Treatment of Bell's Palsy
All adults and adolescents ≥16 years with Bell's palsy should receive oral corticosteroids within 72 hours of symptom onset—this is the only treatment with strong evidence for improving facial nerve recovery and reducing long-term disability. 1
Core Treatment Algorithm
First-Line: Oral Corticosteroids (MANDATORY)

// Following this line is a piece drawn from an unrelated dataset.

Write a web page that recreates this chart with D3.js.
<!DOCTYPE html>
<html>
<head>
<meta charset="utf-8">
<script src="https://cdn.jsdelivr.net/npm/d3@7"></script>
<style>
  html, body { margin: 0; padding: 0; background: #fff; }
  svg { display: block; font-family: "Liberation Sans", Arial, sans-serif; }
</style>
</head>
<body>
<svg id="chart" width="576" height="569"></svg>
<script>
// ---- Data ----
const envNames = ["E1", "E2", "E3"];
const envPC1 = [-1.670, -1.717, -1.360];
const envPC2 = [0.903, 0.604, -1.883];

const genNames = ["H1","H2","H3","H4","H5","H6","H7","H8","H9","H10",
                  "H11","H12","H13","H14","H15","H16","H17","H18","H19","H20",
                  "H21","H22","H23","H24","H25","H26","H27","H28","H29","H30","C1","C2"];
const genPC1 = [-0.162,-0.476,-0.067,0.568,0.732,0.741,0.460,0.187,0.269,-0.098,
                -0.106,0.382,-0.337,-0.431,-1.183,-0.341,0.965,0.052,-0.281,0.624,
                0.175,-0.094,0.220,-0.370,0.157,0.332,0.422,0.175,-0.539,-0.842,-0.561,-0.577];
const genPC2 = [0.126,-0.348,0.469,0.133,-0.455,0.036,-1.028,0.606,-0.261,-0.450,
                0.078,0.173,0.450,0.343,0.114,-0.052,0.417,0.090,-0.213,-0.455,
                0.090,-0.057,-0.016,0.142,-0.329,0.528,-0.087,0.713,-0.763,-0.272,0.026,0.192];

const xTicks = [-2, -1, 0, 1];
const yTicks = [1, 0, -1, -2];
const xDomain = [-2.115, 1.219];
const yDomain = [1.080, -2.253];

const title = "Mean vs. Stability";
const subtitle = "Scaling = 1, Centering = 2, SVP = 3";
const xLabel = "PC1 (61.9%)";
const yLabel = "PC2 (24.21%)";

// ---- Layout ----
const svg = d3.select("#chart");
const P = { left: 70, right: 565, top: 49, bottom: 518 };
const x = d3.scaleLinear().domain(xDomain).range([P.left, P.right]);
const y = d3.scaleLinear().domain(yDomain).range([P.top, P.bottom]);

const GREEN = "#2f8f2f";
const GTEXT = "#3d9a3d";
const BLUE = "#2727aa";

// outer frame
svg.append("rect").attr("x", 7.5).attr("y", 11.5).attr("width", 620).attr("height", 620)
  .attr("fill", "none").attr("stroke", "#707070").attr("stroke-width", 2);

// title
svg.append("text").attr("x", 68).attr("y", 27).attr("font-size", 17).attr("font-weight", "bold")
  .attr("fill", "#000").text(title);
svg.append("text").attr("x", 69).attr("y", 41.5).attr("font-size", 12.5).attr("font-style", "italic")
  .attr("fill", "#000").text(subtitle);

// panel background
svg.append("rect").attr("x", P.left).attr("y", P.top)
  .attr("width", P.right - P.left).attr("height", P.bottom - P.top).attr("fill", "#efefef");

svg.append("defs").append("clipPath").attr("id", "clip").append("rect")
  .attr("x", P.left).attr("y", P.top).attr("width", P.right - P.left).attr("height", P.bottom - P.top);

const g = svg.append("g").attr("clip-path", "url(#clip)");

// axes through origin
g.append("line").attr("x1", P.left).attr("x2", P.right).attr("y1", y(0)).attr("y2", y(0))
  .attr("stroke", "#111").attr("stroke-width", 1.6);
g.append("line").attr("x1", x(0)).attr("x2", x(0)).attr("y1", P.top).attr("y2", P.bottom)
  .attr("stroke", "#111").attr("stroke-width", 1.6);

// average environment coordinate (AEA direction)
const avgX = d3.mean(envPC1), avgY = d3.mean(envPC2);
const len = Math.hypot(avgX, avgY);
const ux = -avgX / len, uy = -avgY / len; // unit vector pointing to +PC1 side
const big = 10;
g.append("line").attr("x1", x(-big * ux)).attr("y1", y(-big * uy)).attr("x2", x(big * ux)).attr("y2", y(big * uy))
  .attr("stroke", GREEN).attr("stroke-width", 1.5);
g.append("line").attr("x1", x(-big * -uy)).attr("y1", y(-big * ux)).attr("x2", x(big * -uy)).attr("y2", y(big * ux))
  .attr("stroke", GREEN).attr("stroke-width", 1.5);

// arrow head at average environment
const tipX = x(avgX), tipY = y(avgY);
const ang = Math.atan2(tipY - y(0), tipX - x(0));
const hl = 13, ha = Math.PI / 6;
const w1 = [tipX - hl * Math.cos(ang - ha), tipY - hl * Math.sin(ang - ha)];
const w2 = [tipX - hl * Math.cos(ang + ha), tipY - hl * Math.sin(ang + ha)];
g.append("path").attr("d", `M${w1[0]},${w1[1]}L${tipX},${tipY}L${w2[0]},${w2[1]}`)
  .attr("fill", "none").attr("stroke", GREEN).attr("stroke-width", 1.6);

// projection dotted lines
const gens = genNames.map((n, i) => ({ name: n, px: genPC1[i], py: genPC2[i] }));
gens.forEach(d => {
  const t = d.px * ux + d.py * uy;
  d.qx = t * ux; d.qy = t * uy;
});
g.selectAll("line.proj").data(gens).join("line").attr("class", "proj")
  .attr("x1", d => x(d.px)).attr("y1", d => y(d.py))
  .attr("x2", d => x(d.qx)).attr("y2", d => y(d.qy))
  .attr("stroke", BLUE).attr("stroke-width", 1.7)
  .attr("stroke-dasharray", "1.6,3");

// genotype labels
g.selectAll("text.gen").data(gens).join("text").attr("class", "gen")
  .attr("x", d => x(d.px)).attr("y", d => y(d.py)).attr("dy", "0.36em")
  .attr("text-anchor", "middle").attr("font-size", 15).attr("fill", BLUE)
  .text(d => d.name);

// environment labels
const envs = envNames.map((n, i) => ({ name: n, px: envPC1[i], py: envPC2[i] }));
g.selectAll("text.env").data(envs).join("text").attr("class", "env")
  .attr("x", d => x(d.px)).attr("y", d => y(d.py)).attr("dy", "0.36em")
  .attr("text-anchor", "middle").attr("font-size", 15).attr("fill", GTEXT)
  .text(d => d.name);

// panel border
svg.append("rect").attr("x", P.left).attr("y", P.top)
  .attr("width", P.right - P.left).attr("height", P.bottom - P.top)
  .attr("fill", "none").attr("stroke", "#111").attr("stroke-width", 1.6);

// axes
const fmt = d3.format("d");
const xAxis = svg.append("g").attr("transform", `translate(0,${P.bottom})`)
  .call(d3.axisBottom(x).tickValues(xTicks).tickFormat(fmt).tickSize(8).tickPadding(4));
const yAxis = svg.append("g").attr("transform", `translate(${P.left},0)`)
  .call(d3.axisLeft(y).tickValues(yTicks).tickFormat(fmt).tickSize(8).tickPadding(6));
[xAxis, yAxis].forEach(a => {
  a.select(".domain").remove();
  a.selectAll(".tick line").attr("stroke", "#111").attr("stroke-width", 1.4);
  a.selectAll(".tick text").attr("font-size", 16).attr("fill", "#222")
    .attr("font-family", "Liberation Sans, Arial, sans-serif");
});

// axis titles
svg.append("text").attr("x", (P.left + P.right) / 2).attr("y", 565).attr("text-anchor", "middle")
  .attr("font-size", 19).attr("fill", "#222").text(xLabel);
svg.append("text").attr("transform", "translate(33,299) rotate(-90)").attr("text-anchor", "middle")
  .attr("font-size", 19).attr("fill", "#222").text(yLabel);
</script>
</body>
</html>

- Initiate within 72 hours of symptom onset for patients ≥16 years old
- Dosing regimens (both supported by high-quality RCTs):
- Prednisolone 50-60 mg daily for 5 days, then taper over 5 days, OR
- Prednisolone 25 mg twice daily for 10 days 1
- Evidence: Two large RCTs (551 and 829 patients) showed 83-94.4% recovery with steroids vs 63.6-81.6% with placebo at 3-9 months 1
- Benefit after 72 hours: Less clear, but may still be considered 1
Second-Line: Consider Adding Antivirals
- May offer oral antivirals in addition to (never instead of) steroids within 72 hours 1
- Dosing options:
- Valacyclovir 1g three times daily for 7 days, OR
- Acyclovir 400mg five times daily for 10 days 2
- Rationale: Some smaller trials suggest combination therapy may reduce synkinesis rates (96.5% vs 89.7% full recovery) 1, though evidence is mixed
- Critical caveat: Antivirals alone are ineffective and should never be prescribed as monotherapy 1
Essential Eye Protection (MANDATORY)
- Implement immediately for all patients with impaired eye closure 1
- Prevents corneal injury from exposure keratopathy
- Use artificial tears during day, lubricating ointment at night, eye taping/patching if needed
Pediatric Considerations
- Children have better spontaneous recovery (up to 90%) than adults 2
- No controlled trials support steroid use in children 1
- May consider oral steroids in pediatric patients given similar disease mechanism and favorable benefit-harm ratio, but involve caregivers heavily in decision-making 1
What NOT to Do
- Do NOT obtain routine laboratory testing 1
- Do NOT perform routine diagnostic imaging at initial presentation 1
- Do NOT perform electrodiagnostic testing in incomplete facial paralysis 1
- Do NOT recommend acupuncture, physical therapy, or surgical decompression (insufficient evidence) 1, 3, 4
When to Reassess or Refer
Refer to facial nerve specialist if: 1
- New or worsening neurologic findings at any point
- Ocular symptoms developing at any point
- Incomplete facial recovery at 3 months after onset
Imaging Indications (NOT routine)
Order MRI with gadolinium of entire facial nerve course (including IAC) if: 1, 3
- Atypical features: bilateral palsy, isolated branch involvement, other cranial nerve involvement
- History of trauma or tumor
- No recovery after 3 months
- Worsening paralysis
Common Pitfalls to Avoid
- Missing the 72-hour window: Steroids are most effective when started early—don't delay
- Prescribing antivirals alone: This is ineffective and wastes the critical treatment window 1
- Forgetting eye protection: Corneal injury can cause permanent vision loss
- Over-investigating initially: Bell's palsy is a clinical diagnosis of exclusion; routine labs and imaging add cost without benefit 1
- Assuming all facial weakness is Bell's palsy: Rule out stroke (forehead sparing), Lyme disease, Ramsay Hunt syndrome (vesicles), tumors, and other causes through history and examination 1
Emerging Evidence
Recent meta-analysis suggests high-dose corticosteroids (≥80mg) may be superior to standard doses (40-60mg) with OR 0.17 for nonrecovery at 6 months, though studies had serious risk of bias 5. Japanese guidelines (2023) also strongly recommend systemic standard-dose corticosteroids as the only treatment with robust evidence 6.